Destaca que uno de los principales problemas del presidencialismo en México recae en las amplias competencias administrativas, legislativas y decisionales que nuestro texto constitucional confiere al titular del Ejecutivo federal, pues esto incentiva que se aleje de los reclamos de la oposición y las demandas sociales. La historia del presidencialismo en México nos muestra los excesos del poder y sus consecuencias.

En efecto, son esos excesos los que deslegitiman tanto al poder ejecutivo como al sistema político en su conjunto; damos la razón a la literatura cuando se refiere al “estilo presidencial de la política” como una desventaja en la estabilidad de la democracia mexicana.

Ese estilo presidencial de la política queda confrontado hoy con la realidad que, es el contrapeso que importa y, la sumatoria de elecciones del 6 de junio apunta hacia una distribución del poder político más enriquecida por la diversidad que es nuestro país.

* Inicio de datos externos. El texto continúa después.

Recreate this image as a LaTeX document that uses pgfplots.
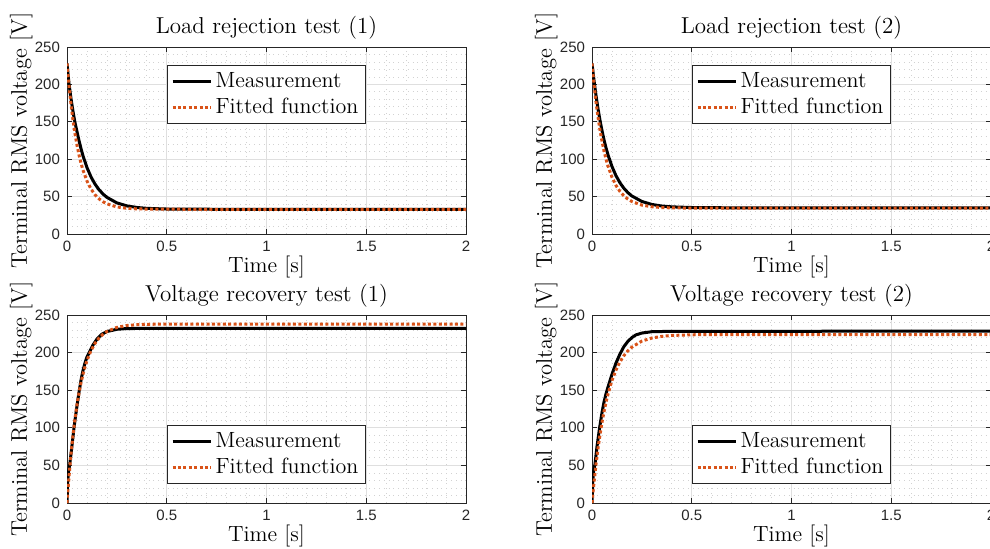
\documentclass[border=0pt]{standalone}
\usepackage{fontspec}
\usepackage{pgfplots}
\pgfplotsset{compat=1.18}
\newfontfamily\ticksf{Liberation Sans}
\definecolor{mlorange}{rgb}{0.85,0.325,0.098}
\definecolor{axgray}{rgb}{0.15,0.15,0.15}

\pgfplotsset{
  myax/.style={
    scale only axis, width=199.5pt, height=93.5pt,
    anchor=south west,
    xmin=0, xmax=2, ymin=0, ymax=250,
    xtick={0,0.5,1,1.5,2}, ytick={0,50,100,150,200,250},
    minor x tick num=4, minor y tick num=4,
    grid=both,
    major grid style={gray!25, line width=0.4pt},
    minor grid style={gray!35, dotted, line width=0.4pt},
    axis line style={axgray, line width=0.5pt},
    tick style={axgray, line width=0.5pt},
    major tick length=2.5pt, minor tick length=0pt,
    tick align=inside,
    /pgf/number format/assume math mode=true,
    tick label style={font=\ticksf\fontsize{7.5}{9}\selectfont, text=axgray},
    xticklabel style={/pgf/number format/fixed},
    title style={font=\fontsize{11.5}{13}\selectfont, at={(axis description cs:0.5,1)}, anchor=south, inner sep=0pt, yshift=-2.5pt},
    label style={font=\fontsize{11}{13}\selectfont},
    xlabel={Time [s]},
    xlabel style={at={(axis description cs:0.5,0)}, anchor=center, yshift=-16.5pt},
    ylabel={Terminal RMS voltage [V]},
    ylabel style={at={(axis description cs:-0.115,0.5)}, anchor=center, font=\fontsize{11.3}{13}\selectfont},
    legend cell align=left,
    legend style={font=\fontsize{11}{13}\selectfont, draw=axgray, line width=0.5pt,
      inner xsep=2pt, inner ysep=1.5pt, row sep=0pt,
      nodes={inner xsep=1.8pt}},
    legend image code/.code={\draw[#1] (0pt,0pt) -- (19pt,0pt);},
  },
  meas/.style={black, line width=1.5pt},
  fit/.style={mlorange, line width=1.5pt, dash pattern=on 1.5pt off 1.2pt},
}

\begin{document}
\begin{tikzpicture}
\clip (0,0) rectangle (495pt,274pt);

% ---------- Load rejection test (1)
\begin{axis}[myax, at={(33.5pt,157pt)}, title={Load rejection test (1)},
  legend style={at={(0.5,0.904)}, anchor=north}]
\addplot[meas] coordinates {(0,228) (0.01,201) (0.02,181) (0.03,164) (0.04,149) (0.05,137) (0.06,125.1) (0.07,114.3) (0.08,104.7) (0.10,88.9) (0.12,76.5) (0.14,66.9) (0.16,59.4) (0.18,53.6) (0.20,49.0) (0.25,41.6) (0.30,37.6) (0.35,35.5) (0.40,34.3) (0.5,33.4) (0.7,33.1) (1,33.0) (2,33.0)};
\addlegendentry{Measurement}
\addplot[fit] coordinates {(0,228) (0.01,198.5) (0.02,173.5) (0.03,152.2) (0.04,134.2) (0.05,118.9) (0.06,105.9) (0.07,94.9) (0.08,85.5) (0.10,70.8) (0.12,60.3) (0.14,52.6) (0.16,47.2) (0.18,43.2) (0.20,40.4) (0.25,36.2) (0.30,34.4) (0.35,33.6) (0.40,33.3) (0.5,33.1) (2,33.0)};
\addlegendentry{Fitted function}
\end{axis}

% ---------- Load rejection test (2)
\begin{axis}[myax, at={(296pt,157pt)}, title={Load rejection test (2)},
  legend style={at={(0.5,0.904)}, anchor=north}]
\addplot[meas] coordinates {(0,228) (0.01,205.3) (0.02,185.3) (0.03,167.6) (0.04,152.1) (0.05,138.3) (0.06,126.2) (0.07,115.5) (0.08,106.0) (0.10,90.3) (0.12,78.1) (0.14,68.5) (0.16,61.1) (0.18,55.3) (0.20,50.8) (0.25,43.5) (0.30,39.5) (0.35,37.4) (0.40,36.3) (0.5,35.4) (0.7,35.0) (2,35.0)};
\addlegendentry{Measurement}
\addplot[fit] coordinates {(0,228) (0.01,200.4) (0.02,176.7) (0.03,156.5) (0.04,139.1) (0.05,124.2) (0.06,111.4) (0.07,100.4) (0.08,91.0) (0.10,76.0) (0.12,65.0) (0.14,56.9) (0.16,51.0) (0.18,46.6) (0.20,43.4) (0.25,38.6) (0.30,36.4) (0.35,35.4) (0.40,34.9) (0.5,34.6) (2,34.6)};
\addlegendentry{Fitted function}
\end{axis}

% ---------- Voltage recovery test (1)
\begin{axis}[myax, at={(33.5pt,22.5pt)}, height=94pt, title={Voltage recovery test (1)},
  legend style={at={(0.5,0.10)}, anchor=south}]
\addplot[meas] coordinates {(0,0) (0.003,25) (0.006,38) (0.01,45) (0.013,50) (0.02,65) (0.03,88) (0.035,100) (0.04,110) (0.05,129) (0.06,147) (0.07,163) (0.08,176) (0.09,186) (0.10,194) (0.113,201) (0.13,210) (0.15,218) (0.175,224.5) (0.2,228) (0.25,231) (0.3,232) (0.5,232.3) (2,232.3)};
\addlegendentry{Measurement}
\addplot[fit] coordinates {(0,0) (0.01,34.9) (0.02,64.7) (0.03,90.2) (0.04,111.9) (0.05,130.4) (0.06,146.1) (0.07,159.7) (0.08,171.1) (0.09,181.0) (0.10,189.3) (0.12,202.6) (0.14,212.2) (0.16,219.2) (0.18,224.3) (0.20,228.1) (0.25,233.5) (0.30,236.0) (0.35,237.1) (0.40,237.6) (0.5,237.9) (2,238.0)};
\addlegendentry{Fitted function}
\end{axis}

% ---------- Voltage recovery test (2)
\begin{axis}[myax, at={(296pt,22.5pt)}, height=94pt, title={Voltage recovery test (2)},
  legend style={at={(0.5,0.10)}, anchor=south}]
\addplot[meas] coordinates {(0,0) (0.004,30) (0.008,42) (0.015,52) (0.025,75) (0.038,100) (0.05,120) (0.06,134) (0.07,145) (0.08,154) (0.10,171) (0.12,186) (0.14,198) (0.16,208) (0.18,215) (0.20,220) (0.22,223.5) (0.25,226) (0.3,227.8) (0.4,228.3) (2,228.5)};
\addlegendentry{Measurement}
\addplot[fit] coordinates {(0,0) (0.01,27.3) (0.02,51.3) (0.03,72.4) (0.04,90.7) (0.05,107.0) (0.06,121.2) (0.07,133.7) (0.08,144.7) (0.10,162.9) (0.12,176.8) (0.14,187.6) (0.16,196.0) (0.18,202.4) (0.20,207.3) (0.25,215.3) (0.30,219.4) (0.35,221.6) (0.40,222.8) (0.5,223.7) (0.6,224.0) (2,224.0)};
\addlegendentry{Fitted function}
\end{axis}
\end{tikzpicture}
\end{document}
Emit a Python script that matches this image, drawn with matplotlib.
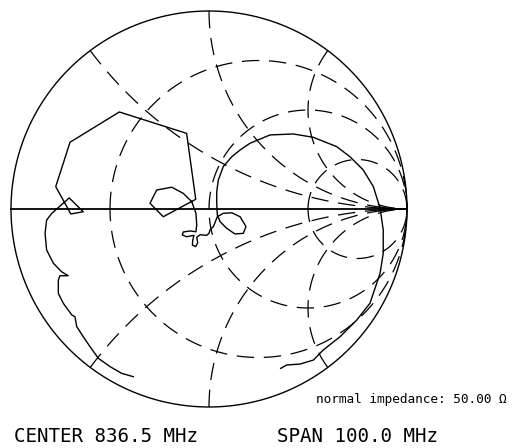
import numpy as np
import matplotlib
matplotlib.use("Agg")
import matplotlib.pyplot as plt

plt.rcParams['font.family'] = ['DejaVu Sans Mono', 'DejaVu Sans']
plt.rcParams['lines.scale_dashes'] = False

# Smith chart grid values
r_circles = [1 / 3, 1.0, 3.0]
x_arcs = [0.5, 1.0, 2.0, -0.5, -1.0, -2.0]

gamma_re = [-0.382, -0.441, -0.500, -0.559, -0.601, -0.635, -0.668, -0.677, -0.693, -0.736,
            -0.761, -0.761, -0.753, -0.711, -0.736, -0.744, -0.786, -0.820, -0.828, -0.820,
            -0.794, -0.706, -0.635, -0.698, -0.774, -0.702, -0.453, -0.113, -0.067, -0.231,
            -0.298, -0.264, -0.188, -0.130, -0.087, -0.066, -0.062, -0.066, -0.096, -0.130,
            -0.135, -0.113, -0.076, -0.082, -0.084, -0.067, -0.057, -0.062, -0.045, -0.012,
            0.000, 0.005, 0.022, 0.042, 0.072, 0.115, 0.157, 0.187, 0.173, 0.131,
            0.089, 0.056, 0.042, 0.039, 0.039, 0.047, 0.072, 0.115, 0.157, 0.207,
            0.308, 0.426, 0.527, 0.645, 0.712, 0.779, 0.830, 0.864, 0.880, 0.880,
            0.864, 0.813, 0.746, 0.662, 0.577, 0.527, 0.460, 0.392, 0.362]
gamma_im = [-0.847, -0.830, -0.796, -0.754, -0.695, -0.645, -0.594, -0.544, -0.535, -0.476,
            -0.426, -0.359, -0.337, -0.337, -0.322, -0.317, -0.274, -0.207, -0.123, -0.056,
            -0.022, 0.056, -0.014, -0.025, 0.113, 0.337, 0.490, 0.382, 0.049, -0.039,
            0.029, 0.096, 0.110, 0.079, 0.037, -0.022, -0.081, -0.115, -0.111, -0.116,
            -0.131, -0.140, -0.133, -0.157, -0.182, -0.190, -0.170, -0.143, -0.130, -0.133,
            -0.123, -0.106, -0.089, -0.039, -0.022, -0.019, -0.039, -0.089, -0.123, -0.126,
            -0.097, -0.064, -0.030, 0.029, 0.087, 0.146, 0.214, 0.264, 0.298, 0.332,
            0.374, 0.379, 0.362, 0.315, 0.264, 0.197, 0.113, 0.004, -0.106, -0.224,
            -0.325, -0.476, -0.561, -0.645, -0.712, -0.763, -0.783, -0.788, -0.805]

center_mhz = 836.5
span_mhz = 100.0
z0 = 50.00

# pixel layout of the chart
W, H = 515, 448
CX, CY, R = 209, 209, 198

fig = plt.figure(figsize=(W / 100, H / 100), dpi=100)
ax = fig.add_axes([0, 0, 1, 1])
ax.set_xlim(-CX / R, (W - CX) / R)
ax.set_ylim((CY - H) / R, CY / R)
ax.axis('off')

dash = (12.5, 7.0)
t = np.linspace(0, 2 * np.pi, 400)

# outer circle and real axis
ax.plot(np.cos(t), np.sin(t), color='k', lw=1.0)
ax.plot([-1, 1], [0, 0], color='k', lw=1.3)
ax.annotate('', xy=(1.0, 0), xytext=(0.88, 0),
            arrowprops=dict(arrowstyle='-|>,head_length=1.4,head_width=0.12',
                            color='k', lw=1.0, shrinkA=0, shrinkB=0))

# constant resistance circles
for r in r_circles:
    c = r / (r + 1)
    rad = 1 / (r + 1)
    th = np.linspace(np.pi, -np.pi, 500)
    ax.plot(c + rad * np.cos(th), rad * np.sin(th), color='k', lw=0.9,
            linestyle=(0, dash))

# constant reactance arcs
for x in x_arcs:
    b = 1 / abs(x)
    xi = (x * x - 1) / (x * x + 1)
    yi = 2 * abs(x) / (x * x + 1)
    th0 = np.arctan2(yi - b, xi - 1) % (2 * np.pi)
    th = np.linspace(th0, 1.5 * np.pi, 400)
    px = 1 + b * np.cos(th)
    py = b + b * np.sin(th)
    if x < 0:
        py = -py
    ax.plot(px, py, color='k', lw=0.9, linestyle=(0, dash))

# measured trace
ax.plot(gamma_re, gamma_im, color='k', lw=1.0)

fig.text(316 / W, 1 - 403 / H, f'normal impedance: {z0:.2f} Ω', fontsize=9.2,
         ha='left', va='baseline')
fig.text(14 / W, 1 - 442 / H, f'CENTER {center_mhz:.1f} MHz', fontsize=13.8,
         ha='left', va='baseline')
fig.text(277 / W, 1 - 442 / H, f'SPAN {span_mhz:.1f} MHz', fontsize=13.8,
         ha='left', va='baseline')

fig.savefig('out.png', dpi=100, facecolor='white')
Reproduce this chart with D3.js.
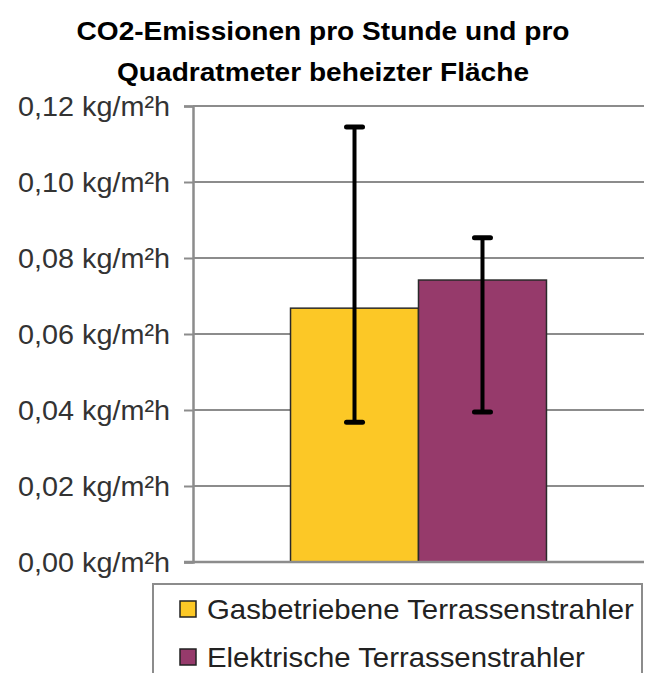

El hecho mismo que la coalición gobernante no logra la mayoría calificada en el congreso es un testimonio vivo de la obligación de los dos poderes electivos para servir a los ciudadanos y no viceversa.
Representa además la victoria de la política basada en la negociación que, cuestionó el personalismo presidencial con el voto de los electores que, optaron por darle su lugar principal a la cámara de diputados como la casa de los acuerdos parlamentarios.